DATA —

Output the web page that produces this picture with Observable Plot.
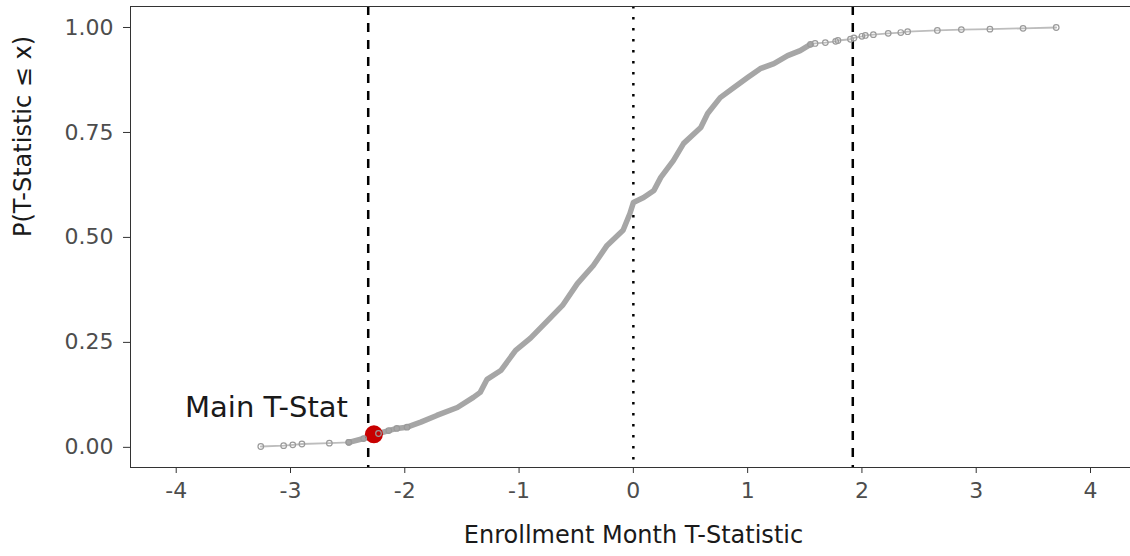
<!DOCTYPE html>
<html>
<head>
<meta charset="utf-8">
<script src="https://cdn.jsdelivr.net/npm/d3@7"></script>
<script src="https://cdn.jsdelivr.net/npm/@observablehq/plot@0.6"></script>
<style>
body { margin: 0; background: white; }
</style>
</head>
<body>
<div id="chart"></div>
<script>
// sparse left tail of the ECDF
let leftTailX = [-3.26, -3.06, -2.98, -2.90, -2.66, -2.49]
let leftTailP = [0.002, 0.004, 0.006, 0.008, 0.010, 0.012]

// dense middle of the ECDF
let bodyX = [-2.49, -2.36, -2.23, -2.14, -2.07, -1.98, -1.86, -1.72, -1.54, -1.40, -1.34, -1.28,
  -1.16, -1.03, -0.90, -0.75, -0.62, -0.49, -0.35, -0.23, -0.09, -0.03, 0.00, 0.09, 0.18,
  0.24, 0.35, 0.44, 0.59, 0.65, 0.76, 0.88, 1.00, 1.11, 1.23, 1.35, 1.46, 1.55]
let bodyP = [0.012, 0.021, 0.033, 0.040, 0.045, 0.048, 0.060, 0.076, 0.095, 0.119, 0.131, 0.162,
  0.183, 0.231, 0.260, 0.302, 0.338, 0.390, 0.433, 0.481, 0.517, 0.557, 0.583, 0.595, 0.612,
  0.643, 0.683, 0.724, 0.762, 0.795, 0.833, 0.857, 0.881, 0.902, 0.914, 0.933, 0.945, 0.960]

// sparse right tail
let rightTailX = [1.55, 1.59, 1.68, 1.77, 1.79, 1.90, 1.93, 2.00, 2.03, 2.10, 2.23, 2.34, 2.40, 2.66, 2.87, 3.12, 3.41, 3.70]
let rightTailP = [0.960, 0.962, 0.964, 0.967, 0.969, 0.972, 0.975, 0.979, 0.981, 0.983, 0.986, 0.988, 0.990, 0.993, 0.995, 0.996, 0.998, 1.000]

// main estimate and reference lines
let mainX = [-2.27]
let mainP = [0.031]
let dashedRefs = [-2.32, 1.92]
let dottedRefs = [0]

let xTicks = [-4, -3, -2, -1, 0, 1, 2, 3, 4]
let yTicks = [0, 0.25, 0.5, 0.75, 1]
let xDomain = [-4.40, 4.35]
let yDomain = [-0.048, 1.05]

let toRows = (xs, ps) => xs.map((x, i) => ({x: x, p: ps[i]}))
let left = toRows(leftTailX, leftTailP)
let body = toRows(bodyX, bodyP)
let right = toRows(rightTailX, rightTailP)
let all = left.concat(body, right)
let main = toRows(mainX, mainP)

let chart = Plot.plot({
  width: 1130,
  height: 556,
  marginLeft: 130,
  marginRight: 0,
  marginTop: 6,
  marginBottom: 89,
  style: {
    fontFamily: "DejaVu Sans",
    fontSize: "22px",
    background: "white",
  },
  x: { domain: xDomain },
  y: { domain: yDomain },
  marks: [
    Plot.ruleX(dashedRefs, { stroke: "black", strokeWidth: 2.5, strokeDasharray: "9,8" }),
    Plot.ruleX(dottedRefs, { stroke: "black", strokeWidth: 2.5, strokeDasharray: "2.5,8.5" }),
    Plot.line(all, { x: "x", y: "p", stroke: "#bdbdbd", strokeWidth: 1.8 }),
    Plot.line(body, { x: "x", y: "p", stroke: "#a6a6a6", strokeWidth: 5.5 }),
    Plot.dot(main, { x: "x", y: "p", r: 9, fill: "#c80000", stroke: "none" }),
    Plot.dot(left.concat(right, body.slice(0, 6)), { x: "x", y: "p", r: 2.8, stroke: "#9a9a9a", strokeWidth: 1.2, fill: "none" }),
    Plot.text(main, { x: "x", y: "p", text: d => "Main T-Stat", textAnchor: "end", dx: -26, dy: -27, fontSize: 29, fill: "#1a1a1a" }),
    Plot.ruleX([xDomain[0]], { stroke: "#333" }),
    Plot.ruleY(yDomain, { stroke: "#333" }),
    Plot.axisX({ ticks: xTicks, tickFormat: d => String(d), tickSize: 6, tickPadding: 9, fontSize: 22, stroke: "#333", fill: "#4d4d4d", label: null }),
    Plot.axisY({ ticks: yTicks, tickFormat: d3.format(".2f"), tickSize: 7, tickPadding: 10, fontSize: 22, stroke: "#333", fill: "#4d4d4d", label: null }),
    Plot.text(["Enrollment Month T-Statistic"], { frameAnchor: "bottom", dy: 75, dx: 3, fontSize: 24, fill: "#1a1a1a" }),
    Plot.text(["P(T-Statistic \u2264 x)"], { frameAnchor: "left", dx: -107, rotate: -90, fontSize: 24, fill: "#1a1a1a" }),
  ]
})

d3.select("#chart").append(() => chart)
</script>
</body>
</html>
---
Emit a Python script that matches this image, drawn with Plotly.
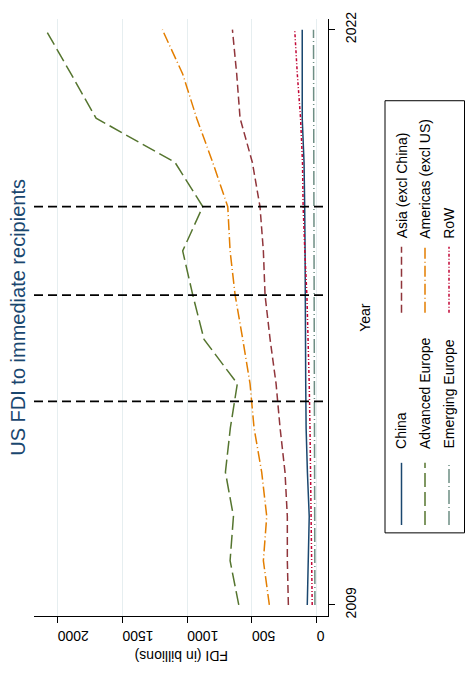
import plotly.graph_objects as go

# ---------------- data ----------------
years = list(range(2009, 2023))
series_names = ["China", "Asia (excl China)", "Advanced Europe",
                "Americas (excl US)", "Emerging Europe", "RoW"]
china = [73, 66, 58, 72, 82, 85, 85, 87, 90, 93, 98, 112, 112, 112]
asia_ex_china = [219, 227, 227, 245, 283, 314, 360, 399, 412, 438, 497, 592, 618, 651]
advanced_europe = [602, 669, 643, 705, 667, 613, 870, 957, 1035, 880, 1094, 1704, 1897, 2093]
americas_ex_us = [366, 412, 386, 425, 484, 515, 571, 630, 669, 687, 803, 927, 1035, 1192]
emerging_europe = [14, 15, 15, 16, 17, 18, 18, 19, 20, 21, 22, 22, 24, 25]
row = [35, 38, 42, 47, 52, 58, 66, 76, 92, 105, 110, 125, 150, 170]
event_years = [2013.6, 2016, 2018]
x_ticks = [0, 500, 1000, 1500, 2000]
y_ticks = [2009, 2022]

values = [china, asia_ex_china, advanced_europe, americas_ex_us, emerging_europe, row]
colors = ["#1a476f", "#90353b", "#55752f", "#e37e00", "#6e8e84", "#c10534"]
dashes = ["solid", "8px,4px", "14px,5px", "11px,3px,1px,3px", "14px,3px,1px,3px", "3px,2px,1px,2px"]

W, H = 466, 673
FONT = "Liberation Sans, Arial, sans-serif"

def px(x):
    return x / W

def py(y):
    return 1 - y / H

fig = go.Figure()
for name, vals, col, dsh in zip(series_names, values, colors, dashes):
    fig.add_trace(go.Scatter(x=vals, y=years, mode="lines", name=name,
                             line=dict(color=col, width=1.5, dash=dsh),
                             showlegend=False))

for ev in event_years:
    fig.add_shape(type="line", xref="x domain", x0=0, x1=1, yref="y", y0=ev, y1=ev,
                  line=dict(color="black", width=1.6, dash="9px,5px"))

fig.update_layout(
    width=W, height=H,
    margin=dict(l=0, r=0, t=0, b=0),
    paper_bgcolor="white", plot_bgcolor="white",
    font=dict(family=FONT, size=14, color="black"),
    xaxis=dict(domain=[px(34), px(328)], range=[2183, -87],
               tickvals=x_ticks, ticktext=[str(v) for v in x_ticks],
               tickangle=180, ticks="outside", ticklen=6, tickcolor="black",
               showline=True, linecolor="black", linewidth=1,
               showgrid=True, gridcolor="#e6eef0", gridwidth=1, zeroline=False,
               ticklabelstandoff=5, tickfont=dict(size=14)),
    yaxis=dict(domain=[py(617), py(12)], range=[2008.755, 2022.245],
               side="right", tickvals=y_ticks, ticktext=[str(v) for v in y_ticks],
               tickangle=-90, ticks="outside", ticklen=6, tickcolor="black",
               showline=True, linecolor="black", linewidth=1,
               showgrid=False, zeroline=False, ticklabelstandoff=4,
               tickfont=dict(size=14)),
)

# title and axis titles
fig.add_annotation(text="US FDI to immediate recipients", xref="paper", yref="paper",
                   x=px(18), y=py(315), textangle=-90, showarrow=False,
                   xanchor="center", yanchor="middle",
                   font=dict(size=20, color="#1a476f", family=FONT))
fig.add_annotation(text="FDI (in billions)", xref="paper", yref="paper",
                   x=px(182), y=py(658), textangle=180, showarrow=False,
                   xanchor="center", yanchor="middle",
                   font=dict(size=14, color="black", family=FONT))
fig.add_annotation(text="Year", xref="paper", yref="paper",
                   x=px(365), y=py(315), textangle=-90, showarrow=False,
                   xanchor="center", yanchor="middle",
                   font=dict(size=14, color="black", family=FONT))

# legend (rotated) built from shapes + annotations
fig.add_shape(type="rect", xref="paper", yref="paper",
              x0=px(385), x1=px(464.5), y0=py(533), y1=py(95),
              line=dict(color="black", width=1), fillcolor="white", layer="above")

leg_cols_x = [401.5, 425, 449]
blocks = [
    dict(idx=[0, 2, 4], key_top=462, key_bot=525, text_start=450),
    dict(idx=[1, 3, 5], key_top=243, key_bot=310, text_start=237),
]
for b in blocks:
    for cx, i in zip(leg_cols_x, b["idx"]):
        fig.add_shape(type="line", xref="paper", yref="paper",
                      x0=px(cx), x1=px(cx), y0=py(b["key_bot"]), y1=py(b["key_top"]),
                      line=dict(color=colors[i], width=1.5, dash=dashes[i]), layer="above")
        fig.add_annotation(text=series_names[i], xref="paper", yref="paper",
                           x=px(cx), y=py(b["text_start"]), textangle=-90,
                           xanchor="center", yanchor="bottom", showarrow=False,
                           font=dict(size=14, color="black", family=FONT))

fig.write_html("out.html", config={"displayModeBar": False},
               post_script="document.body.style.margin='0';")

SHORT TASK —
Only the number is wanted: how many lines of the material above include the word "picture"?

RESULT OF THIS EXERCISE —
1